ASP infrastructure startup Chapter 2 e-services, Inc. yesterday launched its 24×7 ASP management and infrastructure services.
Why “Chapter 2”? Chapter one of the Internet was web site hosting. Chapter two is business application hosting.
Ritu Raj, CEO and founder of Chapter 2, told ASP-News: “We’ve built this company to take the pain out of operations for ASPs and small to medium-sized companies who have business applications.”
Chapter 2 announced it has already booked orders for over $4 million. It already supports financial software for Novell, Inc., and human resources management applications for Aspect Telecommunications. Other ASP clients include InAlysys, Inc. ; QB, Inc.; Southrock Software; and Alphasoft.
Founded in October 1999, Chapter 2 is based in San Francisco. On July 5th, it announced that it had secured $9.5 million in a Series A financing round led by the venture capital firm, Convergence Partners. Other investors included Sand Hill Capital and Hewlett-Packard Company. The company is still privately held. See related ASP News story on internetnews.com, Chapter 2 Raises $9.5 Million, Jul 6th 2000.
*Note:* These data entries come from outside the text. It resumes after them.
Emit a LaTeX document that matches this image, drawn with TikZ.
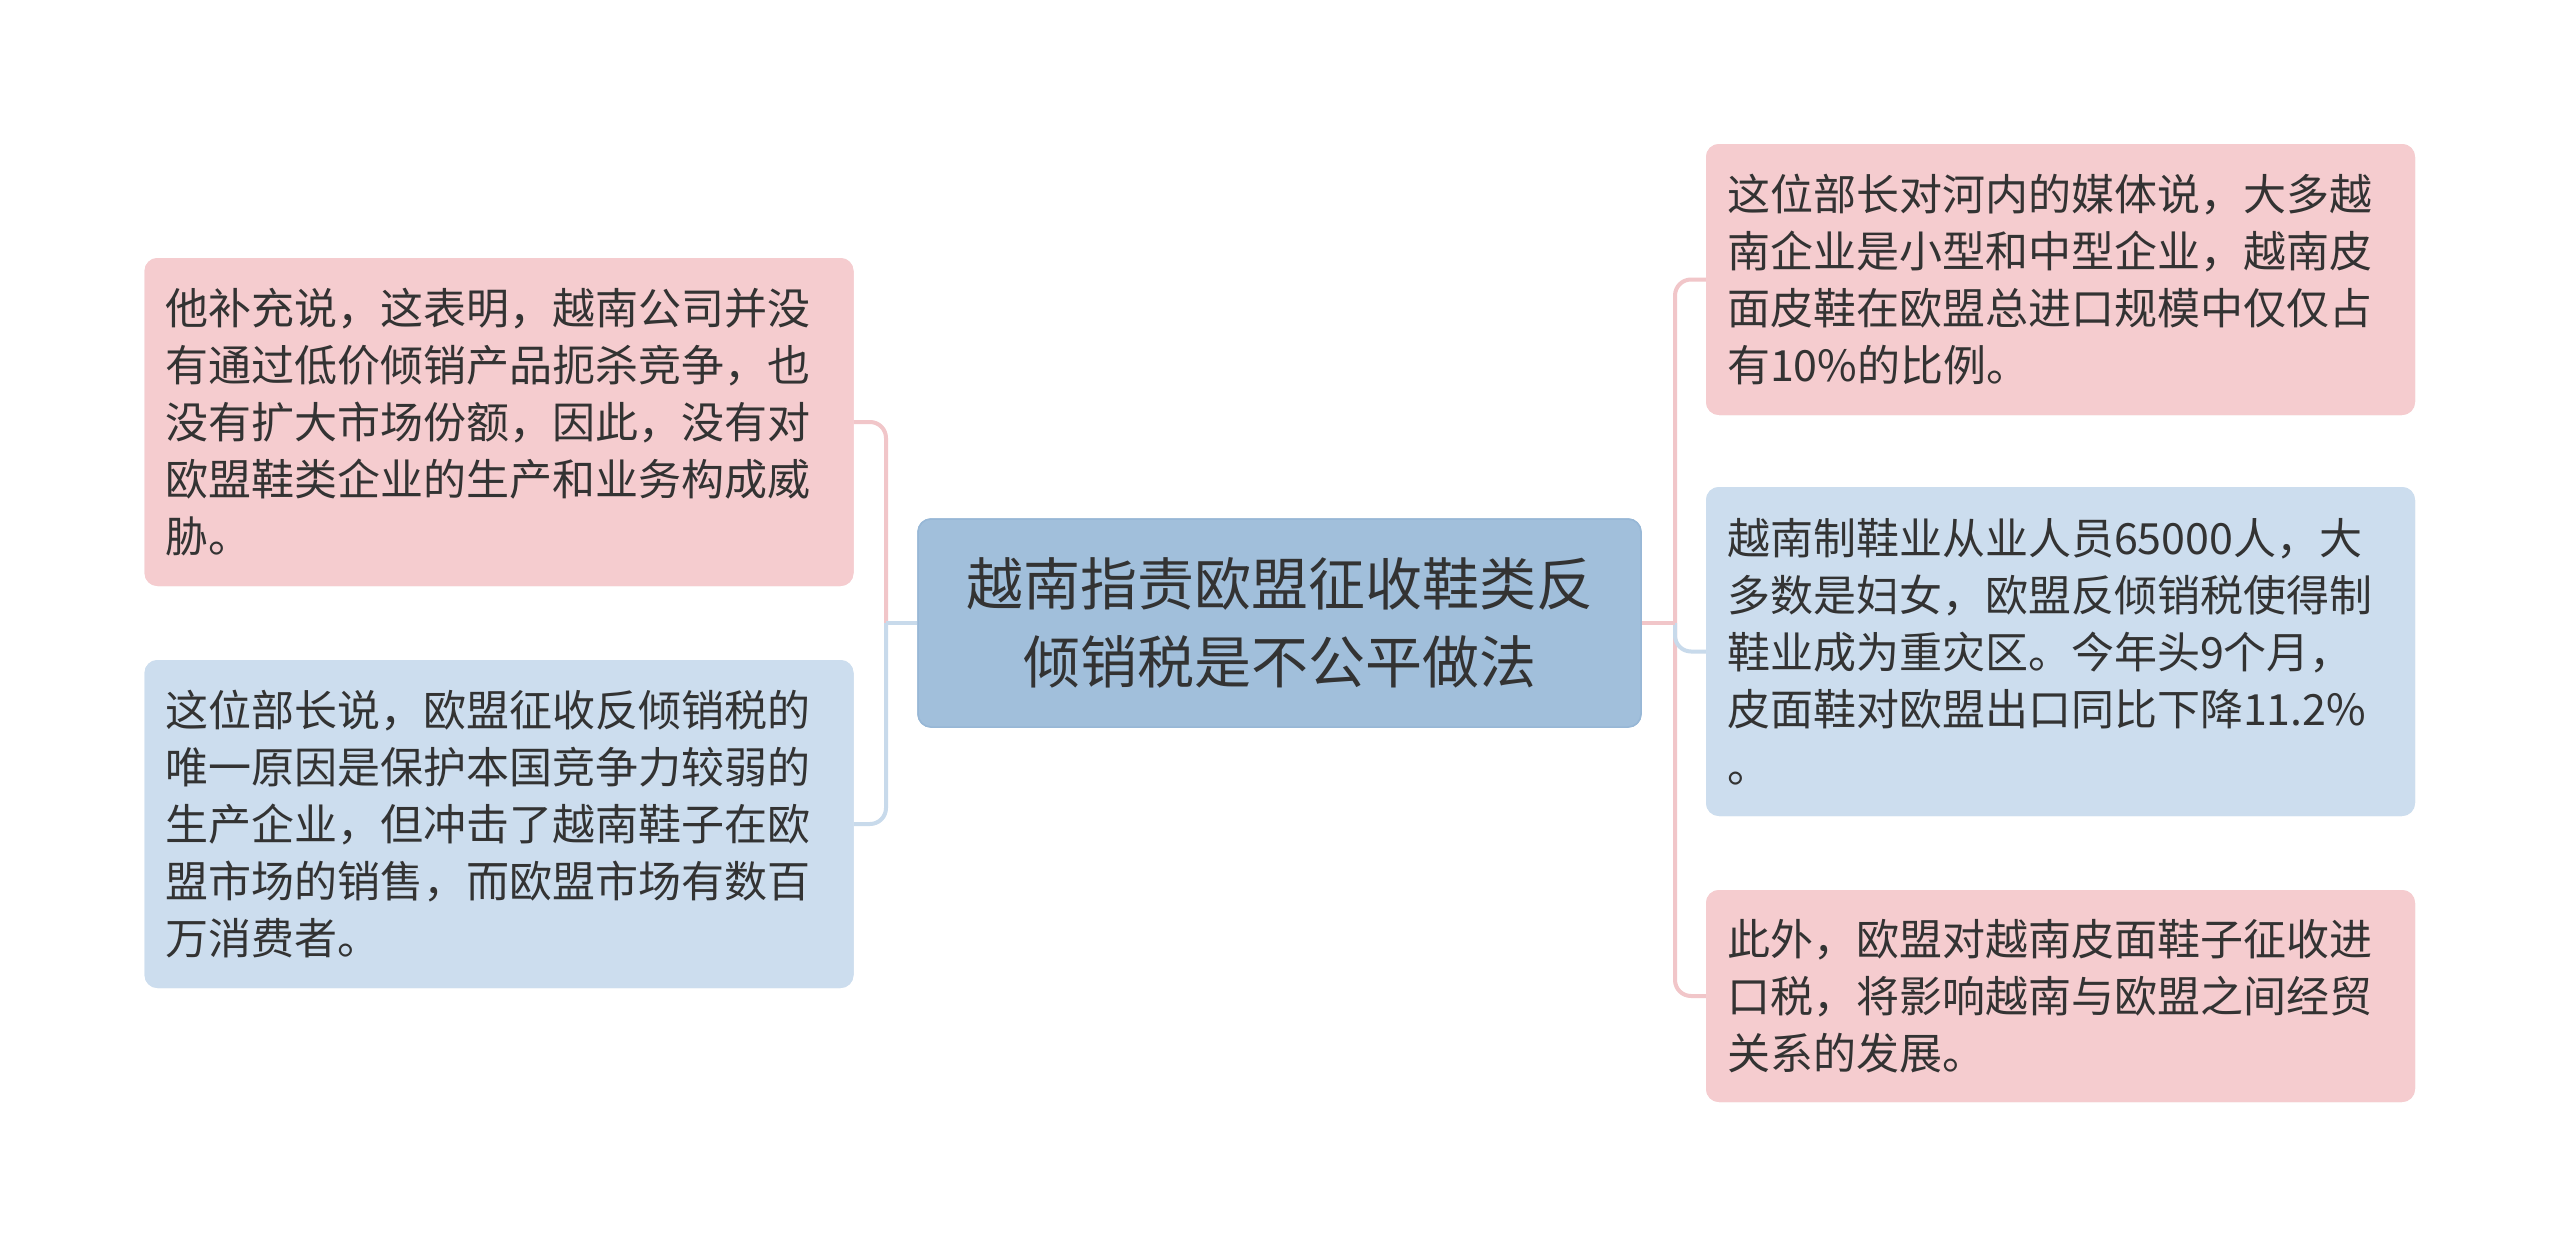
\documentclass[tikz,border=0pt]{standalone}
\usepackage{fontspec}
\setmainfont{Noto Sans CJK SC}
\definecolor{pinkfill}{HTML}{F5CCCF}
\definecolor{bluefill}{HTML}{CCDDEE}
\definecolor{centfill}{HTML}{A1BFDB}
\definecolor{centedge}{HTML}{97B7D6}
\definecolor{pinkline}{HTML}{F1C6C9}
\definecolor{blueline}{HTML}{C8DAEB}
\definecolor{txt}{HTML}{333333}
\tikzset{
  child/.style={rounded corners=13pt, inner xsep=21pt, inner ysep=0pt,
    text width=667pt, minimum width=709pt, align=left, text=txt,
    font=\fontsize{43}{57}\selectfont},
  pinkbox/.style={child, fill=pinkfill},
  bluebox/.style={child, fill=bluefill},
  centbox/.style={rounded corners=13pt, fill=centfill, draw=centedge, line width=1.5pt,
    minimum width=723pt, minimum height=208pt, inner sep=0pt, align=center, text=txt,
    font=\fontsize{57}{78}\selectfont},
  pconn/.style={draw=pinkline, line width=4pt},
  bconn/.style={draw=blueline, line width=4pt},
  roundbend/.style={rounded corners=16pt}
}
\begin{document}
\begin{tikzpicture}[x=1pt,y=-1pt]
\useasboundingbox (0,0) rectangle (2560,1247);
\fill[white] (0,0) rectangle (2560,1247);

\coordinate (lx) at (886,0);
\coordinate (rx) at (1675,0);

\path (1279.5,623) node[centbox] (c) {越南指责欧盟征收鞋类反\\倾销税是不公平做法};
\path (499,422) node[pinkbox, minimum height=328pt] (lt) {};
\path (499,824) node[bluebox, minimum height=328pt] (lb) {};
\path (2060.5,279.5) node[pinkbox, minimum height=271pt] (rt) {};
\path (2060.5,651.5) node[bluebox, minimum height=329pt] (rm) {};
\path (2060.5,996) node[pinkbox, minimum height=212pt] (rb) {};

% connectors
\draw[pconn, roundbend] (c.west -| lx) |- (lt.east);
\draw[bconn, roundbend] (c.west -| lx) |- (lb.east);
\draw[bconn] (c.west) -- (c.west -| lx);
\draw[pconn, roundbend] (c.east -| rx) |- (rt.west);
\draw[pconn, roundbend] (c.east -| rx) |- (rb.west);
\draw[bconn, roundbend] (c.east -| rx) |- (rm.west);
\draw[pconn] (c.east) -- (c.east -| rx);

% nodes on top of connectors
\path (1279.5,623) node[centbox] {越南指责欧盟征收鞋类反\\倾销税是不公平做法};
\path (499,422) node[pinkbox, minimum height=328pt] {他补充说，这表明，越南公司并没\\有通过低价倾销产品扼杀竞争，也\\没有扩大市场份额，因此，没有对\\欧盟鞋类企业的生产和业务构成威\\胁。};
\path (499,824) node[bluebox, minimum height=328pt] {这位部长说，欧盟征收反倾销税的\\唯一原因是保护本国竞争力较弱的\\生产企业，但冲击了越南鞋子在欧\\盟市场的销售，而欧盟市场有数百\\万消费者。};
\path (2060.5,279.5) node[pinkbox, minimum height=271pt] {这位部长对河内的媒体说，大多越\\南企业是小型和中型企业，越南皮\\面皮鞋在欧盟总进口规模中仅仅占\\有10\%的比例。};
\path (2060.5,651.5) node[bluebox, minimum height=329pt] {越南制鞋业从业人员65000人，大\\多数是妇女，欧盟反倾销税使得制\\鞋业成为重灾区。今年头9个月，\\皮面鞋对欧盟出口同比下降11.2\%\\。};
\path (2060.5,996) node[pinkbox, minimum height=212pt] {此外，欧盟对越南皮面鞋子征收进\\口税，将影响越南与欧盟之间经贸\\关系的发展。};
\end{tikzpicture}
\end{document}
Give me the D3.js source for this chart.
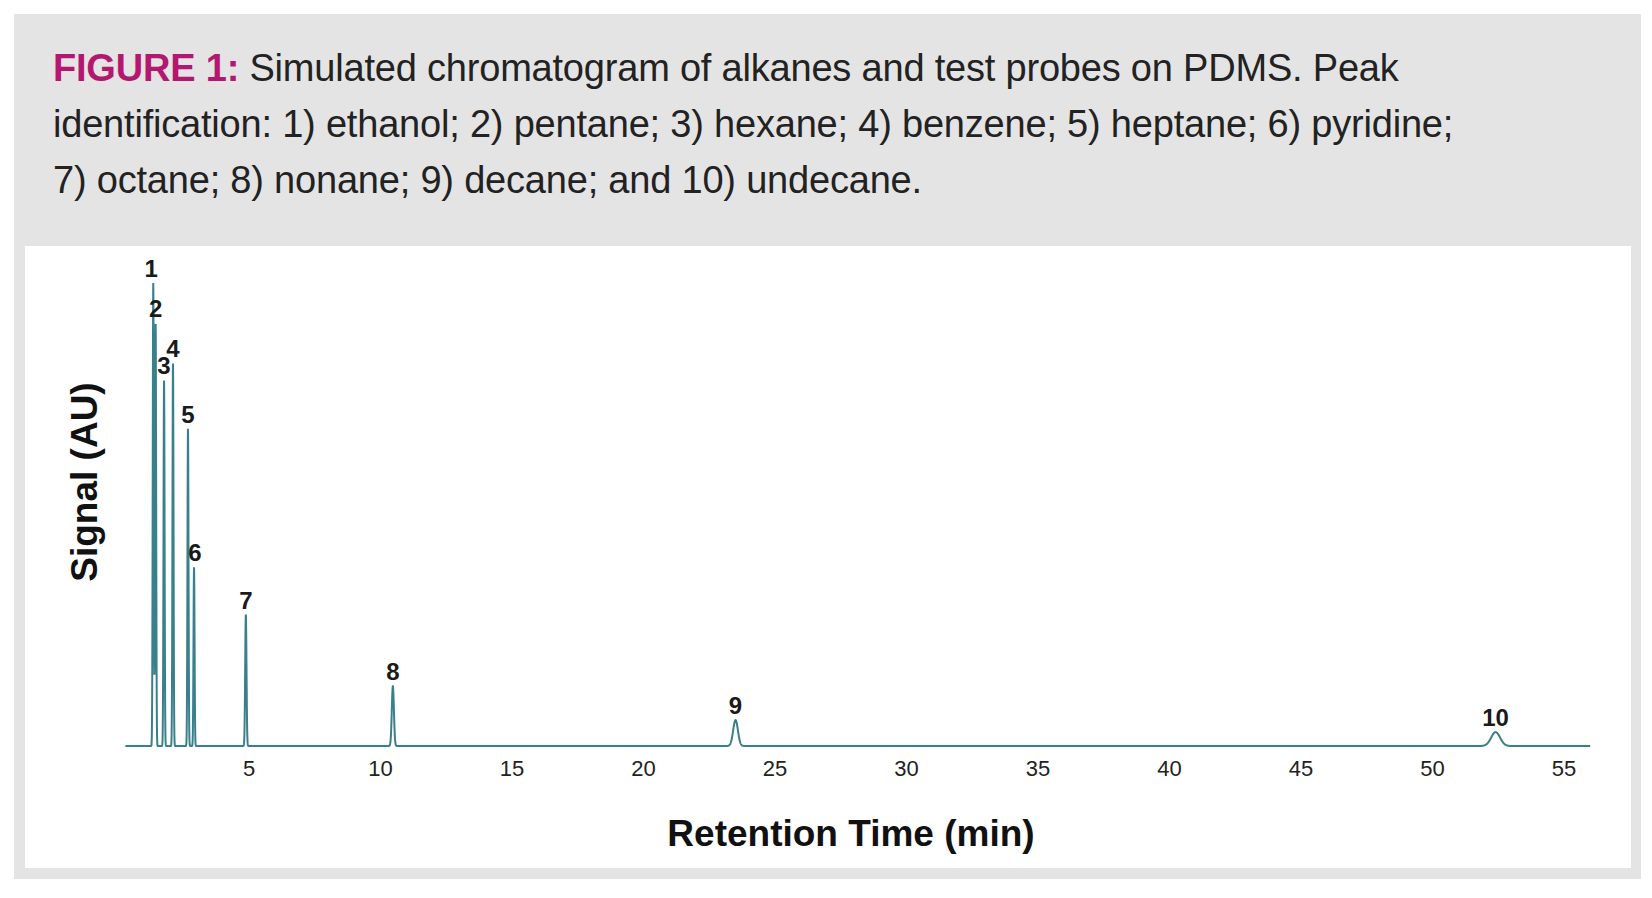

“Chapter 2 addresses a critical need to provide a ready-made infrastructure that incorporates high-level security, customization, and scalability to meet its clients’ current and future requirements,” said Russ Irwin, general partner of Convergence Partners, who has just joined Chapter 2’s board of directors.
Chapter 2 provides infrastructure through co-locations in Exodus data centers around the world and has partnership agreements with Hewlett-Packard (employing HP’s top-of-the-line HP Praesidium security package), Cisco, and Oracle.
“As part of our recent Oracle application project, Chapter 2 e-services provided fundamental experience in implementation at an enterprise level,” said Todd West, director of Information Systems & Technology, for Novell. “We continue to use their services to maintain and enhance our ERP system.”
When the company says its vision extends beyond ‘power, pipe, and ping’ it means that these four partnerships — Cisco, Oracle, Hewlett-Packard, and Exodus — enable Chapter 2 to provide a top-of-the-line service, from solid hardware and bandwidth to 24×7 monitoring and management down to the application level.
“To realize the ASP industry’s potential, service providers must address key customer issues, including flexible and scalable SLAs,” said Chris Christensen, program director of IDC’s Internet Security Infrastructure group. “In addition to offering a complete infrastructure that ASPs can immediately tap into, Chapter 2 is helping them offer higher, guaranteed performance levels that large corporations are demanding when outsourcing their business applications.”